Computational Investigation on the Efficiency of Small Molecule Inhibitors Identified from Indian Spices against SARS-CoV-2 Mpro

Abstract

Recently, small compounds from Indian spices (Carnosol, Arjunglucoside-I, and Rosmanol) have been identified as SARS-CoV-2 main protease (Mpro) inhibitors. The structural dynamics and characteristic features of binding of these small molecules to the SARS-CoV-2 Mpro are not well understood. Here, we have constructed the potential of mean force (PMF) for dissociating Mpro-small molecule inhibitor complexes from the umbrella sampling simulations using the weighted histogram analysis method.

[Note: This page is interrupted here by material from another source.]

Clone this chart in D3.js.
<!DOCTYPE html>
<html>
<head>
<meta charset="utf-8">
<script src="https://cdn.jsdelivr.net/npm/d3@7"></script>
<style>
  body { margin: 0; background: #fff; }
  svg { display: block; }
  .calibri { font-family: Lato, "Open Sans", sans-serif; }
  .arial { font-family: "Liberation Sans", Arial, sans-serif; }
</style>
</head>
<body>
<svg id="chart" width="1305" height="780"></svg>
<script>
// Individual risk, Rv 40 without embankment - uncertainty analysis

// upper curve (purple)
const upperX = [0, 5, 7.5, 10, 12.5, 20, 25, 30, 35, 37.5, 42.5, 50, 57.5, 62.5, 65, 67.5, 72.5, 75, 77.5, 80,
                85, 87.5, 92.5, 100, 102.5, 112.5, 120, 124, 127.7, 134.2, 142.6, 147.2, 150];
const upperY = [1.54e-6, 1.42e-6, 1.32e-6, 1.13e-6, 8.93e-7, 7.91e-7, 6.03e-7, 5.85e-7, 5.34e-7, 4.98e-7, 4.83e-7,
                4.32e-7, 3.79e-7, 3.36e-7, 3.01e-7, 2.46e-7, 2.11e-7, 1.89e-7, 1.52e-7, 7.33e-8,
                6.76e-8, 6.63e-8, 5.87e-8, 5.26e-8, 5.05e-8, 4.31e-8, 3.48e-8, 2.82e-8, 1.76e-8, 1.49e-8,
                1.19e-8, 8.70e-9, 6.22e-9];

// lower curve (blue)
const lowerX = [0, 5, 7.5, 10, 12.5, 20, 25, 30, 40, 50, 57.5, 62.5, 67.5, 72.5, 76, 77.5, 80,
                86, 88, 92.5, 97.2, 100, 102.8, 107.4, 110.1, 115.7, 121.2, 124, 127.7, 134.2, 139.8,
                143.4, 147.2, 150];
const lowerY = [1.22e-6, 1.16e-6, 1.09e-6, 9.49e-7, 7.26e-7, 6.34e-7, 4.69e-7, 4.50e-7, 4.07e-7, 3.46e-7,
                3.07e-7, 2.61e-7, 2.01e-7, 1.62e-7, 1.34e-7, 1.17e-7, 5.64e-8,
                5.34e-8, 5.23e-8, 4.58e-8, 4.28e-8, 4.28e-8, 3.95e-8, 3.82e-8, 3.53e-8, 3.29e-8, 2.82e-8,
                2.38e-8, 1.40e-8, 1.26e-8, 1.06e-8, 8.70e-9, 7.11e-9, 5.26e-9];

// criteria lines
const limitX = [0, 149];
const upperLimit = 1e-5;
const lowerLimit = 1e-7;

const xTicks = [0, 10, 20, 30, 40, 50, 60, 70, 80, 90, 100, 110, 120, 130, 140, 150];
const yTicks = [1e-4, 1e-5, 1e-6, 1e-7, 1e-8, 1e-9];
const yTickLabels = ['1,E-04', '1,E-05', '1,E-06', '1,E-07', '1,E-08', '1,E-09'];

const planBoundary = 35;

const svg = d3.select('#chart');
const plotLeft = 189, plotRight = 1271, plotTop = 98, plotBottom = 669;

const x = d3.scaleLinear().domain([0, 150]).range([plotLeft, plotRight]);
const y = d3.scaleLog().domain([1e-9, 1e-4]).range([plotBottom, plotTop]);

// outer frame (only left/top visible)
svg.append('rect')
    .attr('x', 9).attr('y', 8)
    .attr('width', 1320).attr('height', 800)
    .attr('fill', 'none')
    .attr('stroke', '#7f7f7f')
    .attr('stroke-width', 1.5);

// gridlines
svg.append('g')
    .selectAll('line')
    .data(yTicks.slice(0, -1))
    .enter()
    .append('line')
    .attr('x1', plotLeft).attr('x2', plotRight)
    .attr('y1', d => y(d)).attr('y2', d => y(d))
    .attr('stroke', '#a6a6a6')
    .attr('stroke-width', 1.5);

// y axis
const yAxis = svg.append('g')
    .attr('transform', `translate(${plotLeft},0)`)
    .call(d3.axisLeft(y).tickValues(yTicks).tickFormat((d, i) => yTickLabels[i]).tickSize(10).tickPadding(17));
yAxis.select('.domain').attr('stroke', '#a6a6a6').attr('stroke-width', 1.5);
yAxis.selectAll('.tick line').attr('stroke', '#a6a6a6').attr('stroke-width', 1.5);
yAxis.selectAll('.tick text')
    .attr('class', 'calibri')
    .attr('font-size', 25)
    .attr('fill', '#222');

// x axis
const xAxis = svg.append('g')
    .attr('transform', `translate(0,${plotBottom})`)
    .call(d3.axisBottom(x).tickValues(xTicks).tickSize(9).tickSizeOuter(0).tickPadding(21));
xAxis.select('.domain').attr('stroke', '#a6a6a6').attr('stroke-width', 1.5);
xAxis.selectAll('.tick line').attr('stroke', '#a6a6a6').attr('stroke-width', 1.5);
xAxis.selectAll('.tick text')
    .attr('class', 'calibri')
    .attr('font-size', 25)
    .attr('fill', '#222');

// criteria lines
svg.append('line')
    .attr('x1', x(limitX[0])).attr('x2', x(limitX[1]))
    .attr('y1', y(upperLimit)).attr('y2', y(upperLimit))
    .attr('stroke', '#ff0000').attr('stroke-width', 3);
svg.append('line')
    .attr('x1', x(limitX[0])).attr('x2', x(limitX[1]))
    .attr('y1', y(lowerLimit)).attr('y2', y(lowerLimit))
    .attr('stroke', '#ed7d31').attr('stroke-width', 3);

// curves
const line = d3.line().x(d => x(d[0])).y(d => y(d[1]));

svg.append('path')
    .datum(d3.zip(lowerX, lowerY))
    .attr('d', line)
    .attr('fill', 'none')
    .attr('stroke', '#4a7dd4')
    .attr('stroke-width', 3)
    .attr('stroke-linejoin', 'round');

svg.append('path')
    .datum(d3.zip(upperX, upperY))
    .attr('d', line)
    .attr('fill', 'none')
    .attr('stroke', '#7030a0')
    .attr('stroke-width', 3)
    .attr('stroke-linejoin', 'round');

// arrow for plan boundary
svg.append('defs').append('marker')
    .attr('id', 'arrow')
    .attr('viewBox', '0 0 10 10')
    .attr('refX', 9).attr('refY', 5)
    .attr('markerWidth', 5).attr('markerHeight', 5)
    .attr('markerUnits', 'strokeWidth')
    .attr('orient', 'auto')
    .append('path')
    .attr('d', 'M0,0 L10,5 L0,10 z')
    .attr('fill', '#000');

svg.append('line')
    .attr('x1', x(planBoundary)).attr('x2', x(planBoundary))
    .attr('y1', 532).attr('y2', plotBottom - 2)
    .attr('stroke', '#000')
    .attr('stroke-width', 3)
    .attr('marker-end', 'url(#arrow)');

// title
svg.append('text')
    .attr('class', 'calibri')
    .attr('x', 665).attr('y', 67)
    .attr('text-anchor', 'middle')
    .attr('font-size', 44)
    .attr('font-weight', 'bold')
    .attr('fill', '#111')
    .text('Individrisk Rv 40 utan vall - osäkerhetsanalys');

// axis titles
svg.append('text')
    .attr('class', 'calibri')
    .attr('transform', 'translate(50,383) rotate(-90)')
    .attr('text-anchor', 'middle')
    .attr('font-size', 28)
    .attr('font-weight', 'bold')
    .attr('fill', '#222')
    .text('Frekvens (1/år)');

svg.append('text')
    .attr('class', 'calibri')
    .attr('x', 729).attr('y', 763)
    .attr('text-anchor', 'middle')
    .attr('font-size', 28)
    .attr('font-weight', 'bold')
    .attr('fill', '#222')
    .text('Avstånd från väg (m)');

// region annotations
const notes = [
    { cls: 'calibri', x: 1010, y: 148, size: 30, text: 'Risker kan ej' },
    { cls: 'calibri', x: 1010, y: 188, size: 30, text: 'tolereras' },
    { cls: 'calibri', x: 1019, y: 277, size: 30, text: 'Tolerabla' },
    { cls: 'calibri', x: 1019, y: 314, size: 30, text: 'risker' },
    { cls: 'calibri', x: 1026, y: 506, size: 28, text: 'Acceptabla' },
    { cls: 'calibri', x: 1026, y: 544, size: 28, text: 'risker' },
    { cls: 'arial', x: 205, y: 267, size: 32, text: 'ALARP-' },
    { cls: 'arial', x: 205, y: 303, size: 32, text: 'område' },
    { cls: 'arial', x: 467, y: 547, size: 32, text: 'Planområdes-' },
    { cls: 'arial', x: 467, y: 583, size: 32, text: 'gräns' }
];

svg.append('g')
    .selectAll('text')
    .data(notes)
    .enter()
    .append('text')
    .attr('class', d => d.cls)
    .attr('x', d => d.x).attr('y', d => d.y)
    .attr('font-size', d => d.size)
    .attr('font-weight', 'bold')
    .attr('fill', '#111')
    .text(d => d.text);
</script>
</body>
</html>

Mpro-small molecule inhibitor complexes exhibited relatively higher dissociation energy values than the alpha-ketoamide-Mpro complex (positive control) from the PMF calculations. We found that binding affinity between protein and ligand is higher in Mpro-Arjunglucoside-I complex [∆Gbind = -19.74 kcal mol-1 from MM-GBSA and ∆Gbind = -9.13 kcal mol-1 from MM-PBSA] than in other three SARS-CoV-2 small molecule complexes. The MM-GBSA/MM-PBSA calculations revealed that the small molecule inhibitors studied in this work have substantially higher binding affinity for Mpro. We found the residues present in SARS-CoV-2 Mpro's binding pocket contributed the most binding free energy to SARS-CoV-2 Mpro-small molecule interactions. Our findings emphasize the structural and binding features of the identified small molecule inhibitors with SARS-CoV-2 Mpro, which could be relevant in developing therapeutic candidates to combat SARS-CoV-2.